Omit every picture and return the rest of the data unaltered.

** START Data section **

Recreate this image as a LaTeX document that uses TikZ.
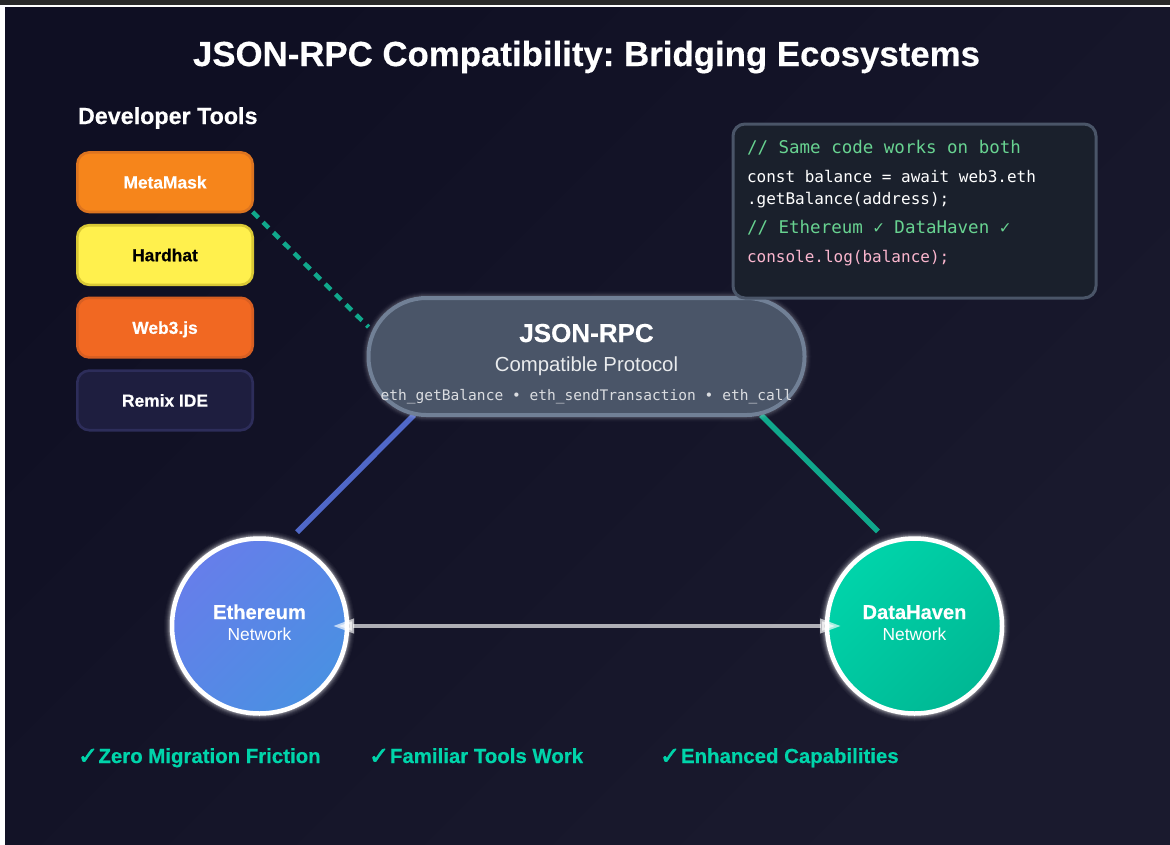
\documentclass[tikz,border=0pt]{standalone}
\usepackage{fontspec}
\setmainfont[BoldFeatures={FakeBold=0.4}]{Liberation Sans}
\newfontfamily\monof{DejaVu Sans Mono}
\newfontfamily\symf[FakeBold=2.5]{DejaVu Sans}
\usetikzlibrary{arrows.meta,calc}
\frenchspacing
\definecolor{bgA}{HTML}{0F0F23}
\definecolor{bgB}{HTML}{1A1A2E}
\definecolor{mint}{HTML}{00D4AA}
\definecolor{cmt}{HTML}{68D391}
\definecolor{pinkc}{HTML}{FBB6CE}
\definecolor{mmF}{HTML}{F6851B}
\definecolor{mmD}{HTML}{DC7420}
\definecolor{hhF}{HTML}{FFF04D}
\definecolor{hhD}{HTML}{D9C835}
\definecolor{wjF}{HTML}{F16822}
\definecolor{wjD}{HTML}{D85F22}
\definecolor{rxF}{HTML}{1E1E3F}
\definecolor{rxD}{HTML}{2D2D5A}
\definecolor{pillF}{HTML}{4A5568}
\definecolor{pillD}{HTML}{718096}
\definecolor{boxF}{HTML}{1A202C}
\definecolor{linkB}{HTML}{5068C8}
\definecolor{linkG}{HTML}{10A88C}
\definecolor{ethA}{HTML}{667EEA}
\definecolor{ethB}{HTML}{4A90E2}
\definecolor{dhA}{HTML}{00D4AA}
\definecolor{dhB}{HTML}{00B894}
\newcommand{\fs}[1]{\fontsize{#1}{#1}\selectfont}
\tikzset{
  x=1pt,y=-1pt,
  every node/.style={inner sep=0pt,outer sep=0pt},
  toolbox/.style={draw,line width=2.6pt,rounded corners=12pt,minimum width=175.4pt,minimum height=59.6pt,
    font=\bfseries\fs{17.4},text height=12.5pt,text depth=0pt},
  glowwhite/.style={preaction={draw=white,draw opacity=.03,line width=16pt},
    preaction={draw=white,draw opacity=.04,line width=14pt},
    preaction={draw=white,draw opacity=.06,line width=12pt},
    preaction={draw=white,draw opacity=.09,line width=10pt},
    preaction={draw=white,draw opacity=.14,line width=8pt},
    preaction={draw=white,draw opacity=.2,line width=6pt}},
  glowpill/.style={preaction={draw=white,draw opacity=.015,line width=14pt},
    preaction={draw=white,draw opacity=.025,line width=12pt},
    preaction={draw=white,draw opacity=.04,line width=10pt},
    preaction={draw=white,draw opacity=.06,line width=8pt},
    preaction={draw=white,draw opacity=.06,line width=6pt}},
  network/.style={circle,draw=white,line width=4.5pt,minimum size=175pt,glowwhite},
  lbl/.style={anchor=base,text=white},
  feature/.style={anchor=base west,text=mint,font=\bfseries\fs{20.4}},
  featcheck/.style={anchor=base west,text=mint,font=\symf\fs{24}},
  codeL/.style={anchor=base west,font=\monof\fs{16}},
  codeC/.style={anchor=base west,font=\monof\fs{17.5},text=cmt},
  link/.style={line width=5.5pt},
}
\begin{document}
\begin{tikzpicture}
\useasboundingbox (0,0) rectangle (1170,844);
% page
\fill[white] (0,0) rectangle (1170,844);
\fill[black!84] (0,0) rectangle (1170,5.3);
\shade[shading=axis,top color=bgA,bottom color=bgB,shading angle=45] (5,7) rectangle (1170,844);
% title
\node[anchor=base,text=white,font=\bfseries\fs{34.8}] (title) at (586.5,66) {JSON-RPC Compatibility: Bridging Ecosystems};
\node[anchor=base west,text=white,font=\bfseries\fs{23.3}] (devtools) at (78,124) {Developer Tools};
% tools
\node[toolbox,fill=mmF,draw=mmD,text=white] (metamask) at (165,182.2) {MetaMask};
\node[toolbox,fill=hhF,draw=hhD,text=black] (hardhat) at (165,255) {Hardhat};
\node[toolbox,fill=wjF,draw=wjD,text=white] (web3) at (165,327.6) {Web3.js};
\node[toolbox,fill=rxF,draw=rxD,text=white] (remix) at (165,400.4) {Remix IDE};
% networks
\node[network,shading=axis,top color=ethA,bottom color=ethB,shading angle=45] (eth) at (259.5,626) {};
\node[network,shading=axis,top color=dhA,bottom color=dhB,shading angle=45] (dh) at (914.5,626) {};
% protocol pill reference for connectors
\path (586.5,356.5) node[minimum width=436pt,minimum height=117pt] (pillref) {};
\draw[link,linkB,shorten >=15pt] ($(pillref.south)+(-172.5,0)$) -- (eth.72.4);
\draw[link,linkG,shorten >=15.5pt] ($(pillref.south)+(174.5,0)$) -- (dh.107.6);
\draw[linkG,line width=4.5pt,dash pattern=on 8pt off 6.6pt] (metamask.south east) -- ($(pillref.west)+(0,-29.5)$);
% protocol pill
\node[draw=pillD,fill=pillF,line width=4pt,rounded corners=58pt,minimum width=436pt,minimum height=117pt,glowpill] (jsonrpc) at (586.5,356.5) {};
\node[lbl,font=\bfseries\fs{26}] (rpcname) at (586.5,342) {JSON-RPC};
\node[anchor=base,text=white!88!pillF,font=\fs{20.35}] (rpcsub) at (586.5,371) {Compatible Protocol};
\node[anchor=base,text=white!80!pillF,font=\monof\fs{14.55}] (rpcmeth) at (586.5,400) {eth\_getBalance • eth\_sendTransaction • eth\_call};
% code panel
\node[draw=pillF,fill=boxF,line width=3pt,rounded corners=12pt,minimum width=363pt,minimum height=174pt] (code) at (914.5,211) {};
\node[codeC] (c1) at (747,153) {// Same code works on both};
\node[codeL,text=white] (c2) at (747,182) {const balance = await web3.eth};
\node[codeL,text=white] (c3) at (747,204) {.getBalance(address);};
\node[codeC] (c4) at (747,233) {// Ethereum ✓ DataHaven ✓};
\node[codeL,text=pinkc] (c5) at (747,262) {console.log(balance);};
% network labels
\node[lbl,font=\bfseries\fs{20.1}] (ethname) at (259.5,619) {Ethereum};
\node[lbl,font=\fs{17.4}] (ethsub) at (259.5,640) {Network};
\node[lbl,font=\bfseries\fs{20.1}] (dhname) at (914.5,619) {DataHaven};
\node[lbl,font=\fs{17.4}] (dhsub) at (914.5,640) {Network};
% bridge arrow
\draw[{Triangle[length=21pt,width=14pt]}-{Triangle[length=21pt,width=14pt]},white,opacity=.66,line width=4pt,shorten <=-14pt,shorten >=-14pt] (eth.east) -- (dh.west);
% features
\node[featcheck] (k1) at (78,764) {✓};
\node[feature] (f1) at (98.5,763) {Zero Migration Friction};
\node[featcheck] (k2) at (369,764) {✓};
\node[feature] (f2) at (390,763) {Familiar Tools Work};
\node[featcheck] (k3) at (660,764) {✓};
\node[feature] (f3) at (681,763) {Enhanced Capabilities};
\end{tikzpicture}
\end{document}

** END Data section **

§ **Response below**
Recreate this image as a LaTeX document that uses TikZ.
\documentclass[tikz,border=0pt]{standalone}
\usepackage{fontspec}
\setmainfont[BoldFeatures={FakeBold=0.4}]{Liberation Sans}
\newfontfamily\monof{DejaVu Sans Mono}
\newfontfamily\symf[FakeBold=2.5]{DejaVu Sans}
\usetikzlibrary{arrows.meta,calc}
\frenchspacing
\definecolor{bgA}{HTML}{0F0F23}
\definecolor{bgB}{HTML}{1A1A2E}
\definecolor{mint}{HTML}{00D4AA}
\definecolor{cmt}{HTML}{68D391}
\definecolor{pinkc}{HTML}{FBB6CE}
\definecolor{mmF}{HTML}{F6851B}
\definecolor{mmD}{HTML}{DC7420}
\definecolor{hhF}{HTML}{FFF04D}
\definecolor{hhD}{HTML}{D9C835}
\definecolor{wjF}{HTML}{F16822}
\definecolor{wjD}{HTML}{D85F22}
\definecolor{rxF}{HTML}{1E1E3F}
\definecolor{rxD}{HTML}{2D2D5A}
\definecolor{pillF}{HTML}{4A5568}
\definecolor{pillD}{HTML}{718096}
\definecolor{boxF}{HTML}{1A202C}
\definecolor{linkB}{HTML}{5068C8}
\definecolor{linkG}{HTML}{10A88C}
\definecolor{ethA}{HTML}{667EEA}
\definecolor{ethB}{HTML}{4A90E2}
\definecolor{dhA}{HTML}{00D4AA}
\definecolor{dhB}{HTML}{00B894}
\newcommand{\fs}[1]{\fontsize{#1}{#1}\selectfont}
\tikzset{
  x=1pt,y=-1pt,
  every node/.style={inner sep=0pt,outer sep=0pt},
  toolbox/.style={draw,line width=2.6pt,rounded corners=12pt,minimum width=175.4pt,minimum height=59.6pt,
    font=\bfseries\fs{17.4},text height=12.5pt,text depth=0pt},
  glowwhite/.style={preaction={draw=white,draw opacity=.03,line width=16pt},
    preaction={draw=white,draw opacity=.04,line width=14pt},
    preaction={draw=white,draw opacity=.06,line width=12pt},
    preaction={draw=white,draw opacity=.09,line width=10pt},
    preaction={draw=white,draw opacity=.14,line width=8pt},
    preaction={draw=white,draw opacity=.2,line width=6pt}},
  glowpill/.style={preaction={draw=white,draw opacity=.015,line width=14pt},
    preaction={draw=white,draw opacity=.025,line width=12pt},
    preaction={draw=white,draw opacity=.04,line width=10pt},
    preaction={draw=white,draw opacity=.06,line width=8pt},
    preaction={draw=white,draw opacity=.06,line width=6pt}},
  network/.style={circle,draw=white,line width=4.5pt,minimum size=175pt,glowwhite},
  lbl/.style={anchor=base,text=white},
  feature/.style={anchor=base west,text=mint,font=\bfseries\fs{20.4}},
  featcheck/.style={anchor=base west,text=mint,font=\symf\fs{24}},
  codeL/.style={anchor=base west,font=\monof\fs{16}},
  codeC/.style={anchor=base west,font=\monof\fs{17.5},text=cmt},
  link/.style={line width=5.5pt},
}
\begin{document}
\begin{tikzpicture}
\useasboundingbox (0,0) rectangle (1170,844);
% page
\fill[white] (0,0) rectangle (1170,844);
\fill[black!84] (0,0) rectangle (1170,5.3);
\shade[shading=axis,top color=bgA,bottom color=bgB,shading angle=45] (5,7) rectangle (1170,844);
% title
\node[anchor=base,text=white,font=\bfseries\fs{34.8}] (title) at (586.5,66) {JSON-RPC Compatibility: Bridging Ecosystems};
\node[anchor=base west,text=white,font=\bfseries\fs{23.3}] (devtools) at (78,124) {Developer Tools};
% tools
\node[toolbox,fill=mmF,draw=mmD,text=white] (metamask) at (165,182.2) {MetaMask};
\node[toolbox,fill=hhF,draw=hhD,text=black] (hardhat) at (165,255) {Hardhat};
\node[toolbox,fill=wjF,draw=wjD,text=white] (web3) at (165,327.6) {Web3.js};
\node[toolbox,fill=rxF,draw=rxD,text=white] (remix) at (165,400.4) {Remix IDE};
% networks
\node[network,shading=axis,top color=ethA,bottom color=ethB,shading angle=45] (eth) at (259.5,626) {};
\node[network,shading=axis,top color=dhA,bottom color=dhB,shading angle=45] (dh) at (914.5,626) {};
% protocol pill reference for connectors
\path (586.5,356.5) node[minimum width=436pt,minimum height=117pt] (pillref) {};
\draw[link,linkB,shorten >=15pt] ($(pillref.south)+(-172.5,0)$) -- (eth.72.4);
\draw[link,linkG,shorten >=15.5pt] ($(pillref.south)+(174.5,0)$) -- (dh.107.6);
\draw[linkG,line width=4.5pt,dash pattern=on 8pt off 6.6pt] (metamask.south east) -- ($(pillref.west)+(0,-29.5)$);
% protocol pill
\node[draw=pillD,fill=pillF,line width=4pt,rounded corners=58pt,minimum width=436pt,minimum height=117pt,glowpill] (jsonrpc) at (586.5,356.5) {};
\node[lbl,font=\bfseries\fs{26}] (rpcname) at (586.5,342) {JSON-RPC};
\node[anchor=base,text=white!88!pillF,font=\fs{20.35}] (rpcsub) at (586.5,371) {Compatible Protocol};
\node[anchor=base,text=white!80!pillF,font=\monof\fs{14.55}] (rpcmeth) at (586.5,400) {eth\_getBalance • eth\_sendTransaction • eth\_call};
% code panel
\node[draw=pillF,fill=boxF,line width=3pt,rounded corners=12pt,minimum width=363pt,minimum height=174pt] (code) at (914.5,211) {};
\node[codeC] (c1) at (747,153) {// Same code works on both};
\node[codeL,text=white] (c2) at (747,182) {const balance = await web3.eth};
\node[codeL,text=white] (c3) at (747,204) {.getBalance(address);};
\node[codeC] (c4) at (747,233) {// Ethereum ✓ DataHaven ✓};
\node[codeL,text=pinkc] (c5) at (747,262) {console.log(balance);};
% network labels
\node[lbl,font=\bfseries\fs{20.1}] (ethname) at (259.5,619) {Ethereum};
\node[lbl,font=\fs{17.4}] (ethsub) at (259.5,640) {Network};
\node[lbl,font=\bfseries\fs{20.1}] (dhname) at (914.5,619) {DataHaven};
\node[lbl,font=\fs{17.4}] (dhsub) at (914.5,640) {Network};
% bridge arrow
\draw[{Triangle[length=21pt,width=14pt]}-{Triangle[length=21pt,width=14pt]},white,opacity=.66,line width=4pt,shorten <=-14pt,shorten >=-14pt] (eth.east) -- (dh.west);
% features
\node[featcheck] (k1) at (78,764) {✓};
\node[feature] (f1) at (98.5,763) {Zero Migration Friction};
\node[featcheck] (k2) at (369,764) {✓};
\node[feature] (f2) at (390,763) {Familiar Tools Work};
\node[featcheck] (k3) at (660,764) {✓};
\node[feature] (f3) at (681,763) {Enhanced Capabilities};
\end{tikzpicture}
\end{document}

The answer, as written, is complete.